Fedearl Court Finds Arizona Immigrant Smuggling Law Preempted by Federal Immigration Law
Photo courtesy of U.S. District Court, District of Arizona website
Once again, the state of Arisona is in the news with respect to immigration and once again has been told by a federal court that its efforts to facilitate enforcement of the U.S. immigration laws have gone to far.
A U.S. district court on Friday struck down the state’s 2005 immigrant smuggling law that, like many state immigration enforcement statutes, because it conflicted with the federal government’s power to regulate immigration. Here is Judge Susan Bolton‘s opinion in United States v. Arizona. As she succinctly concluded, “The Ninth Circuit’s holding in Valle del Sol Inc. v. Whiting dictates that federal law preempts A.R.S. § 13-2319 on both field and conflict preemption grounds.”
The Arizona law empowered local law enforcement authorities to prosecute smugglers who brought people across the U.S./Mexico border into Arizona, and carried stiff penalties for traffickers who coerced immigrants into labor or prostitution.
The Phoenix New Times lamented that “The ruling comes nine years too late to prevent the turmoil and wasted resources that came from the 2005 law’s use and abuse as a political tool by Maricopa County Sheriff Joe Arpaio.” The Sheriff’s Office, which has a curious “Mugshot of the Day” feature on its website, has been the subject of many court orders seeking to end discriminatory enforcement of the law (including an order last month that Sheriff Arpaio take the same training as his deputies on racial profiling).

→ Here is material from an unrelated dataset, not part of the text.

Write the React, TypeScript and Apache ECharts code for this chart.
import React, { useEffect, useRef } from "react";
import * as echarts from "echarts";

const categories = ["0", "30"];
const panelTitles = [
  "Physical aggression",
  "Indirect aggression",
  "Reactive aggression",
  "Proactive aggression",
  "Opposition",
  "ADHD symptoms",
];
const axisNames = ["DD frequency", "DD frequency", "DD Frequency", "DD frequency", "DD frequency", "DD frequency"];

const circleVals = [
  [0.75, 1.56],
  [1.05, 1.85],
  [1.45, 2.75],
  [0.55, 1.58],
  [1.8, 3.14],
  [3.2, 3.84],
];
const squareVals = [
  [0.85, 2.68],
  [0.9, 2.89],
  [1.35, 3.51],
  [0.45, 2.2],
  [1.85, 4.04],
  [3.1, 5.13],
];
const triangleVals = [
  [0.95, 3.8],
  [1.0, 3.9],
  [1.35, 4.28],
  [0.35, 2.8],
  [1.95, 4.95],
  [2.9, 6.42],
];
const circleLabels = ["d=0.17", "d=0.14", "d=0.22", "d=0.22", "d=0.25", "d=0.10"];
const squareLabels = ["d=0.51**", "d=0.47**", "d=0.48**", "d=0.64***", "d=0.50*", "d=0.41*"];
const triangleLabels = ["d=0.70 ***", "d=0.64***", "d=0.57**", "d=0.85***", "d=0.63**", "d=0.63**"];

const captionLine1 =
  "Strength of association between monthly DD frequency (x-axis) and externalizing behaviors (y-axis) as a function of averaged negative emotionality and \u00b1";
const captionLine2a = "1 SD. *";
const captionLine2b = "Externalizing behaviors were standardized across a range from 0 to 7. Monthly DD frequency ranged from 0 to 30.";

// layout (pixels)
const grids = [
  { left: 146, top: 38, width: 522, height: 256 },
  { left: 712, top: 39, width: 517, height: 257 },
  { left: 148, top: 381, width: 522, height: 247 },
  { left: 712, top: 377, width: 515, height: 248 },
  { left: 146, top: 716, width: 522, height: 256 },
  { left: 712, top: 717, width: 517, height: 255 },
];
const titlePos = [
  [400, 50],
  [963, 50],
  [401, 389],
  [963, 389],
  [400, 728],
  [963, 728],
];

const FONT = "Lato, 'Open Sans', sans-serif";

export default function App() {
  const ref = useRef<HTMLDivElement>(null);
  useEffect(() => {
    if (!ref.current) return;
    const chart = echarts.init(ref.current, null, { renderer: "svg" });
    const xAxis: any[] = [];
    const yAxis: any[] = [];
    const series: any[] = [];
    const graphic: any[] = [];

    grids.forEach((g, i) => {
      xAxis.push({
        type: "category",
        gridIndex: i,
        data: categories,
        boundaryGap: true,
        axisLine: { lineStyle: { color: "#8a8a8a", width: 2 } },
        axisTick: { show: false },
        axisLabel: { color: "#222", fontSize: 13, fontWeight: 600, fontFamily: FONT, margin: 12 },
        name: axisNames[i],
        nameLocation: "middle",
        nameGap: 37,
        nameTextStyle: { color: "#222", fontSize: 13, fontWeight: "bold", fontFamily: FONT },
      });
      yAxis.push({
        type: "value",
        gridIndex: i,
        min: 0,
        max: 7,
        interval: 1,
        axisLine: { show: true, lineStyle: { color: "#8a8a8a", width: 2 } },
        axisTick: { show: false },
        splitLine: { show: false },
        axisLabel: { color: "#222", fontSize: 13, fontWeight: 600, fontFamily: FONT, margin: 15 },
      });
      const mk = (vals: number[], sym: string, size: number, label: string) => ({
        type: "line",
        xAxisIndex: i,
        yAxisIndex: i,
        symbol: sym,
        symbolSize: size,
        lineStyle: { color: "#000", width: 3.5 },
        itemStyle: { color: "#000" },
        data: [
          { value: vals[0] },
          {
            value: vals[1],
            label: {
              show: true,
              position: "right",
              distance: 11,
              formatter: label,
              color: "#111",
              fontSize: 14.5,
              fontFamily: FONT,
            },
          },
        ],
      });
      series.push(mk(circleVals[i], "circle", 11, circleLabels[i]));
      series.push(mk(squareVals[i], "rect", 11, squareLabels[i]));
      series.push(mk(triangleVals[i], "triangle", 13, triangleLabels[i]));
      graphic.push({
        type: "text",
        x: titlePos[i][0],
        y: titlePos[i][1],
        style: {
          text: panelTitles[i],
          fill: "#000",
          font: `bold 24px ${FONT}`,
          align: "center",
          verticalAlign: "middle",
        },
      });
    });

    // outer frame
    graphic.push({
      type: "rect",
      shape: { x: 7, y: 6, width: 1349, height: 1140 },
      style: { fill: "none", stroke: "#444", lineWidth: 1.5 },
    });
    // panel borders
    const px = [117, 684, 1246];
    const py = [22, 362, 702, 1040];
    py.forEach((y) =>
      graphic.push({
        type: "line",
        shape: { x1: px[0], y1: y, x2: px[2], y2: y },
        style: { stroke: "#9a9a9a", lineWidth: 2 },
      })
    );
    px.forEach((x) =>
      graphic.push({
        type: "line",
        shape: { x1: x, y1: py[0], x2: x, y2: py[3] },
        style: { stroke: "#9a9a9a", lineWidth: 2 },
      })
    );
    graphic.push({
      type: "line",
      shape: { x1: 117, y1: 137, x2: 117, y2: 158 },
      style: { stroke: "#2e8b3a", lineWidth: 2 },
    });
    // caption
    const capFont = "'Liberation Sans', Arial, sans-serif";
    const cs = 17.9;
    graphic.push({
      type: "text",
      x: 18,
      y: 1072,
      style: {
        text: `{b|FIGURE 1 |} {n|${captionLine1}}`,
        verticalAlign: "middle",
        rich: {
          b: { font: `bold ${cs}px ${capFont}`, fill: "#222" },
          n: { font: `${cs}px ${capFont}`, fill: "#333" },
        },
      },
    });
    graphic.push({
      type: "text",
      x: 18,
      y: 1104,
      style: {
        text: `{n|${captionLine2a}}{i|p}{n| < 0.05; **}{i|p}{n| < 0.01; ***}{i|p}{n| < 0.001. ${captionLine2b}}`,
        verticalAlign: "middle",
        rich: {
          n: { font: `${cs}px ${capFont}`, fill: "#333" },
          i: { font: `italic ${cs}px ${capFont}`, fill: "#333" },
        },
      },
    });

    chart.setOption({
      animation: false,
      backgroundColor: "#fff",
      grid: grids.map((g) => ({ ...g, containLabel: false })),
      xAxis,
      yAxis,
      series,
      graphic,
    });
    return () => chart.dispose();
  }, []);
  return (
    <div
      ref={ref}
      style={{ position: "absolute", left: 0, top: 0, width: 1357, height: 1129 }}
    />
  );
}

Generally speaking, the courts after the Supreme Court’s decision in Arizona v. United States in 2012 have struck down in large part many state and local immigration enforcement schemes, including those passed by Alabama, Georgia, and South Carolina. The same has happened to many local ordinances of this type, including those passed in Hazleton, Pennsylvania and Farmer’s Branch, Texas. The Supreme Court to this point has refused to review the decisions in those cases and, at least for now, has said its piece on the lawfulness of such laws, i.e., that they intrude on the federal power to regulate immigration.